Before You Install an App Blocker, Settle These Two Questions

·6 min read

Think the right way to pick an app blocker is "more features"? That is exactly how you end up quitting in three days. Open any blocker listing in the store and they all read the same. Charts, schedules, a widget. You can compare those bullet points forever and the thing that actually matters is never written there.

There are only two real criteria. One, how hard it stops you the moment you hit the wall. Two, whether it pokes at the reason you wanted to cut down. Miss those two and twenty features won't save you from deleting it by day three.

App blockers split into three kinds

Sort them by how they work instead of by feature lists, and you get three buckets.

Time-limit blockers are the most common. You set a cap per app, like "YouTube one hour a day," and it cuts you off once you cross it. The basics. Apple's Screen Time and Android's Digital Wellbeing both live here. Gentle, easy to fold into daily life. The catch is they ship with an escape hatch too: "one more minute."

Hard blockers are tougher. During the times you set, the app simply won't open, and unlocking is made deliberately painful. Hand the password to a friend, or put a delay on every unblock. The effect is strong. The pushback is just as strong. The irritation spikes the second you're blocked, and a lot of people end up deleting the app itself.

Motivation apps point in a different direction. Instead of stopping your hand, they shove the reason you wanted to cut down right in front of you at that moment. Nagging App sits on this side. It remembers the goal and the why you wrote down at the start, then sends you a nagging notification when you've been glued to the phone too long. It isn't hostile the way a block is, so the pushback is lighter.

Line them up by how strict they are

Put the three types in a row and it's a strictness ranking. Time-limit is weak, hard-block is strong, motivation has no enforcement at all.

This is where you have to look at yourself honestly. Are you the person who taps "one more minute" without a second of hesitation when the cap pops up? Then time-limit alone won't cut it. Or are you the type who deletes the app that same day the moment a harsh block locks you out? Then a hard blocker is poison for you. Install whatever a stranger recommended without knowing your own reaction, and nine times out of ten it won't fit.
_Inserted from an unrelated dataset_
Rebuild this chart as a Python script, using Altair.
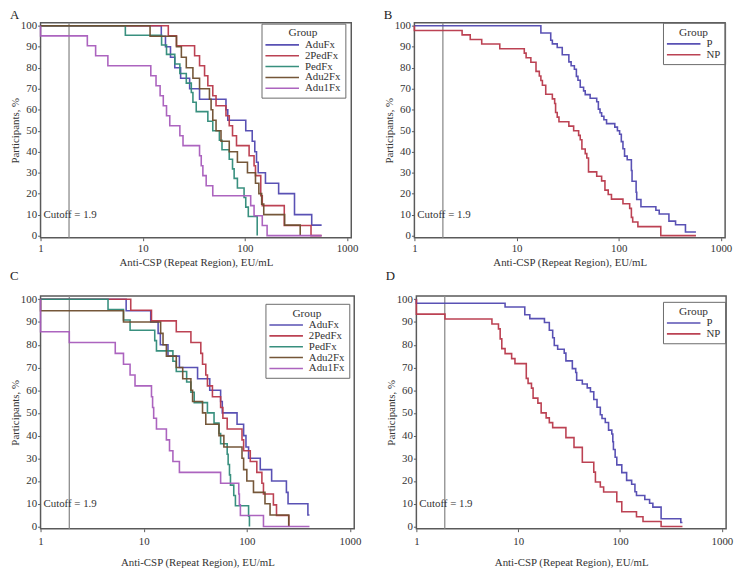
import altair as alt
import pandas as pd

FONT = "Liberation Serif"
CUTOFF = 1.9
CUTOFF_LABEL = "Cutoff = 1.9"
CUTOFF_LABEL_Y = 10

GROUPS5 = ["AduFx", "2PedFx", "PedFx", "Adu2Fx", "Adu1Fx"]
COLORS5 = ["#5048b0", "#b8384a", "#2e8a78", "#6e4e2e", "#a85cbc"]
GROUPS2 = ["P", "NP"]
COLORS2 = ["#5048b0", "#b8384a"]

X_TICKS = [1, 10, 100, 1000]
Y_TICKS = [0, 10, 20, 30, 40, 50, 60, 70, 80, 90, 100]

# ---------- Panel A ----------
A_AduFx_x = [1, 15.2, 16.7, 18.7, 20.6, 23.5, 28.8, 36.0, 65.3, 68, 102, 118, 125, 130, 135, 159, 214, 306, 451, 564]
A_AduFx_y = [100, 95, 90, 85, 80, 75, 70, 65, 60, 55, 50, 45, 40, 35, 30, 25, 20, 10, 5, 5]
A_2PedFx_x = [1, 17.8, 21.4, 32.2, 36.0, 40.3, 43.4, 48.5, 52.2, 65.3, 70.3, 75.7, 82.8, 110, 123, 127, 143, 148, 243, 444, 564]
A_2PedFx_y = [100, 95.2, 90.5, 85.7, 81.0, 76.2, 71.4, 66.7, 61.9, 57.1, 52.4, 47.6, 42.9, 38.1, 33.3, 28.6, 19.0, 14.3, 4.8, 0, 0]
A_PedFx_x = [1, 6.76, 15.3, 17.1, 20.6, 23.1, 26.7, 29.9, 31.0, 33.4, 43.4, 48.5, 56.3, 59.7, 70.3, 75.7, 78.5, 84.5, 98.2, 102, 108, 132]
A_PedFx_y = [100, 95.5, 90.9, 86.4, 81.8, 77.3, 72.7, 68.2, 63.6, 59.1, 54.5, 50.0, 45.5, 40.9, 36.4, 31.8, 27.3, 22.7, 18.2, 13.6, 9.1, 0]
A_Adu2Fx_x = [1, 11.8, 21.4, 23.9, 26.7, 31.0, 36.0, 45.0, 46.7, 48.5, 52.2, 58.4, 70.3, 84.5, 106, 127, 137, 146, 153, 245, 348]
A_Adu2Fx_y = [100, 95, 90, 85, 80, 75, 70, 65, 60, 55, 50, 45, 40, 35, 30, 25, 20, 15, 10, 5, 0]
A_Adu1Fx_x = [1, 1, 2.87, 3.46, 4.56, 12.0, 13.5, 14.8, 15.9, 17.1, 18.4, 23.1, 24.8, 36.0, 37.4, 38.8, 41.8, 48.5, 114, 123, 148, 165, 564]
A_Adu1Fx_y = [100, 95.2, 90.5, 85.7, 81.0, 76.2, 71.4, 66.7, 61.9, 57.1, 52.4, 47.6, 42.9, 38.1, 33.3, 28.6, 23.8, 19.0, 14.3, 9.5, 4.8, 0, 0]

# ---------- Panel B ----------
B_P_x = [1, 17.3, 21.6, 22.4, 25.0, 28.0, 32.5, 34.2, 36.8, 38.5, 39.9, 42.0, 45.3, 47.0, 52.5, 60.9, 63.2, 65.6, 68.0, 71.6,
         76.0, 91.5, 97.1, 102, 106, 110, 114, 121, 133, 135, 148, 150, 165, 231, 249, 310, 360, 450, 570]
B_P_y = [100, 96.6, 93.1, 91.4, 89.7, 86.2, 82.8, 81.0, 79.3, 75.9, 74.1, 70.7, 69.0, 67.2, 65.5, 63.8, 60.3, 58.6, 56.9, 55.2,
         53.4, 51.7, 50.0, 48.3, 44.8, 41.4, 37.9, 36.2, 31.0, 25.9, 20.7, 17.2, 13.8, 12.1, 10.3, 6.9, 5.2, 1.7, 1.7]
B_NP_x = [1, 1, 2.93, 3.52, 4.56, 6.85, 11.9, 12.4, 13.8, 15.5, 16.7, 17.3, 17.9, 19.3, 22.4, 23.6, 24.1, 25.0, 26.0, 32.5,
          36.2, 40.5, 42.0, 43.6, 47.0, 48.7, 50.6, 60.9, 68.0, 73.3, 78.9, 84.9, 110, 128, 133, 137, 154, 258, 570]
B_NP_y = [100, 97.8, 95.7, 93.5, 91.3, 89.1, 87.0, 84.8, 82.6, 78.3, 76.1, 73.9, 71.7, 67.4, 65.2, 63.0, 58.7, 56.5, 54.3, 52.2,
          50.0, 47.8, 45.7, 41.3, 39.1, 37.0, 30.4, 28.3, 26.1, 21.7, 19.6, 17.4, 15.2, 13.0, 8.7, 6.5, 4.3, 0, 0]

# ---------- Panel C ----------
C_AduFx_x = [1, 6.76, 11.7, 13.8, 14.5, 17.2, 22.2, 33.3, 43.7, 55.7, 57.8, 80.4, 93.1, 98.1, 104, 135, 174, 242, 251, 391, 405]
C_AduFx_y = [100, 95, 90, 85, 80, 75, 70, 65, 60, 55, 50, 45, 40, 35, 30, 25, 20, 15, 10, 5, 5]
C_2PedFx_x = [1, 7.49, 11.9, 20.7, 28.7, 35.8, 37.2, 40.0, 41.5, 46.4, 55.7, 58.6, 64.5, 89.8, 93.1, 108, 125, 140, 145, 181, 194, 255]
C_2PedFx_y = [100, 95.2, 90.5, 85.7, 81.0, 76.2, 71.4, 66.7, 61.9, 57.1, 52.4, 47.6, 42.9, 38.1, 33.3, 28.6, 23.8, 19.0, 14.3, 9.5, 4.8, 0]
C_PedFx_x = [1, 4.51, 6.37, 7.38, 12.8, 13.3, 19.2, 20.7, 26.1, 28.7, 30.9, 41.5, 48.1, 53.7, 55.7, 64.5, 65.9, 67.9, 69.4, 74.7, 77.5, 104, 106]
C_PedFx_y = [100, 95.5, 90.9, 86.4, 81.8, 77.3, 72.7, 68.2, 63.6, 59.1, 54.5, 50.0, 45.5, 40.9, 36.4, 31.8, 27.3, 22.7, 18.2, 13.6, 9.1, 4.5, 0]
C_Adu2Fx_x = [1, 1, 6.37, 14.6, 15.4, 16.6, 20.7, 23.9, 28.7, 29.8, 37.2, 40.0, 53.7, 59.9, 89.8, 93.1, 100, 116, 150, 168, 255]
C_Adu2Fx_y = [100, 95, 90, 85, 80, 75, 70, 65, 60, 55, 50, 45, 40, 35, 30, 25, 20, 15, 10, 5, 0]
C_Adu1Fx_x = [1, 1, 1.90, 5.30, 6.37, 7.38, 8.24, 11.9, 12.2, 12.5, 13.3, 16.6, 17.8, 19.2, 22.2, 55.7, 83.5, 84.7, 86.6, 145, 405]
C_Adu1Fx_y = [100, 85.7, 81.0, 76.2, 71.4, 66.7, 61.9, 57.1, 52.4, 47.6, 42.9, 38.1, 33.3, 28.6, 23.8, 19.0, 14.3, 9.5, 4.8, 0, 0]

# ---------- Panel D ----------
D_P_x = [1, 1, 7.43, 11.6, 13.0, 18.1, 20.2, 21.8, 22.6, 24.4, 28.3, 29.4, 34.0, 36.7, 37.5, 42.6, 47.6, 51.2, 55.2, 59.4,
         64.0, 66.5, 71.6, 77.1, 83.0, 84.9, 86.1, 89.5, 92.9, 104, 116, 130, 140, 145, 175, 195, 210, 253, 395, 410]
D_P_y = [100, 98.3, 96.6, 93.2, 91.5, 89.8, 86.4, 83.1, 79.7, 78.0, 76.3, 72.9, 69.5, 67.8, 64.4, 62.7, 61.0, 59.3, 55.9, 52.5,
         49.2, 47.5, 45.8, 42.4, 40.7, 37.3, 33.9, 30.5, 27.1, 23.7, 20.3, 18.6, 15.3, 13.6, 11.9, 10.2, 8.5, 3.4, 1.7, 1.7]
D_NP_x = [1, 1, 1.91, 5.52, 6.40, 6.65, 6.90, 7.43, 8.62, 9.29, 12.0, 12.5, 13.5, 14.0, 15.6, 16.8, 18.8, 20.2, 21.8, 29.4,
          35.3, 42.6, 55.2, 57.3, 64.0, 69.0, 92.9, 104, 145, 168, 253, 410]
D_NP_y = [100, 93.5, 91.3, 89.1, 87.0, 82.6, 78.3, 76.1, 73.9, 71.7, 65.2, 63.0, 60.9, 56.5, 54.3, 50.0, 47.8, 45.7, 43.5, 39.1,
          34.8, 28.3, 23.9, 19.6, 17.4, 15.2, 10.9, 6.5, 4.3, 2.2, 0, 0]


def panel(letter, groups, colors, xs, ys, W, H, legend_x, legend_y,
          label_pad, title_pad, letter_y):
    rows = []
    for g, xl, yl in zip(groups, xs, ys):
        for i, (xv, yv) in enumerate(zip(xl, yl)):
            rows.append({"group": g, "x": xv, "y": yv, "i": i})
    df = pd.DataFrame(rows)

    xscale = alt.Scale(type="log", domain=[1, 1100], nice=False)
    yscale = alt.Scale(domain=[-1, 101.5], nice=False, zero=False)
    xaxis = alt.Axis(values=X_TICKS, format="d", title="Anti-CSP (Repeat Region), EU/mL",
                     labelPadding=label_pad, titlePadding=title_pad, labelFlush=False,
                     labelOverlap=False)
    yaxis = alt.Axis(values=Y_TICKS, title="Participants, %", titlePadding=0,
                     labelPadding=1, labelOverlap=False)

    lines = alt.Chart(df).mark_line(interpolate="step-after", strokeWidth=1.6, opacity=0.95).encode(
        x=alt.X("x:Q", scale=xscale, axis=xaxis),
        y=alt.Y("y:Q", scale=yscale, axis=yaxis),
        color=alt.Color("group:N", scale=alt.Scale(domain=groups, range=colors),
                        legend=alt.Legend(title="Group", orient="none", legendX=legend_x, legendY=legend_y,
                                          strokeColor="#6a6a6a", padding=4, titleAnchor="middle",
                                          titleFont=FONT, titleFontSize=11.5, titleFontWeight="normal",
                                          titleColor="#333", titlePadding=0,
                                          labelFont=FONT, labelFontSize=11, labelColor="#333",
                                          symbolType="M-3.4,0H3.4", symbolSize=100,
                                          symbolOffset=11, labelOffset=17,
                                          symbolStrokeWidth=1.6, rowPadding=-0.8)),
        order="i:Q",
    )

    cut = alt.Chart(pd.DataFrame({"x": [CUTOFF]})).mark_rule(color="#8c8c8c", strokeWidth=1.3).encode(
        x=alt.X("x:Q", scale=xscale, axis=xaxis), y=alt.value(0), y2=alt.value(H)
    )
    cut_text = alt.Chart(pd.DataFrame({"t": [CUTOFF_LABEL], "y": [CUTOFF_LABEL_Y]})).mark_text(
        align="left", baseline="middle", font=FONT, fontSize=11, color="#333"
    ).encode(x=alt.value(3), y=alt.Y("y:Q", scale=yscale, axis=yaxis), text="t:N")

    letter_text = alt.Chart(pd.DataFrame({"t": [letter]})).mark_text(
        align="left", baseline="top", font=FONT, fontSize=13, color="#222"
    ).encode(x=alt.value(-31), y=alt.value(letter_y), text="t:N")

    return alt.layer(cut, lines, cut_text, letter_text).properties(width=W, height=H)


pA = panel("A", GROUPS5, COLORS5,
           [A_AduFx_x, A_2PedFx_x, A_PedFx_x, A_Adu2Fx_x, A_Adu1Fx_x],
           [A_AduFx_y, A_2PedFx_y, A_PedFx_y, A_Adu2Fx_y, A_Adu1Fx_y],
           315, 218, 224, 1, 2, 3, -13.5)
pB = panel("B", GROUPS2, COLORS2, [B_P_x, B_NP_x], [B_P_y, B_NP_y],
           315, 218, 252, 0, 2, 3, -13.5)
pC = panel("C", GROUPS5, COLORS5,
           [C_AduFx_x, C_2PedFx_x, C_PedFx_x, C_Adu2Fx_x, C_Adu1Fx_x],
           [C_AduFx_y, C_2PedFx_y, C_PedFx_y, C_Adu2Fx_y, C_Adu1Fx_y],
           318, 236, 228, 8, 4, 10, -26)
pD = panel("D", GROUPS2, COLORS2, [D_P_x, D_NP_x], [D_P_y, D_NP_y],
           314, 236, 250, 6, 4, 10, -26)

row1 = alt.hconcat(pA, pB, spacing=64, bounds="flush").resolve_scale(color="independent")
row2 = alt.hconcat(pC, pD, spacing=63, bounds="flush").resolve_scale(color="independent")

chart = alt.vconcat(row1, row2, spacing=1).resolve_scale(
    color="independent"
).properties(
    padding={"left": 0, "top": -4, "right": 0, "bottom": 0}
).configure_view(
    stroke="#5a5a5a", strokeWidth=1.5
).configure_axis(
    domain=False, grid=False, tickColor="#5a5a5a", tickSize=3, tickWidth=1,
    labelFont=FONT, labelFontSize=11, labelColor="#333",
    titleFont=FONT, titleFontSize=11, titleFontWeight="normal", titleColor="#333"
).configure_legend(
    strokeWidth=1
)

chart.save("out.html", embed_options={"renderer": "svg", "actions": False})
Free, paid, and the iOS versus Android gap

A free app handles time limits just fine. What you pay for is usually a tougher lock, cross-device sync, stats. Unless you genuinely need more force, start free.

The device gap is more practical. On iPhone, Screen Time is baked into the OS, so if time limits are the goal there's no real reason to install anything. Set a solid passcode and it beats most blocker apps. Android's Digital Wellbeing is on the simpler side, so if you want a tougher lock, looking at a third-party app makes sense.

Don't take this the wrong way. No one type is the right answer. It's just that few people go the distance on blocking alone. If you keep installing and deleting blockers, before you crank the strictness higher, try slotting in something that "pokes at why you wanted to cut down." Keeping a device that stops you and a device that reminds you side by side is what lasts longest in the end.

Frequently asked questions

How should I choose an app blocker?

Not by feature count. Look at two things: how hard it stops you the moment you hit the wall (the strictness), and whether it touches the reason you wanted to cut down. If you tap "one more minute" easily, a time-limit type alone won't be enough. If you delete apps in reaction to harsh locks, a hard blocker is poison.

Does iPhone need a separate blocker app?

Not if time limits are the goal. Screen Time is built into iOS, so a properly set passcode beats most third-party blockers. Only consider an outside app when you need a tougher lock or a different approach.

Is a free blocker enough?

For most people, yes. Free apps handle per-app time limits fine. Paid tiers usually add a tougher lock, cross-device sync, and detailed stats, so unless you need more force, starting free is fine.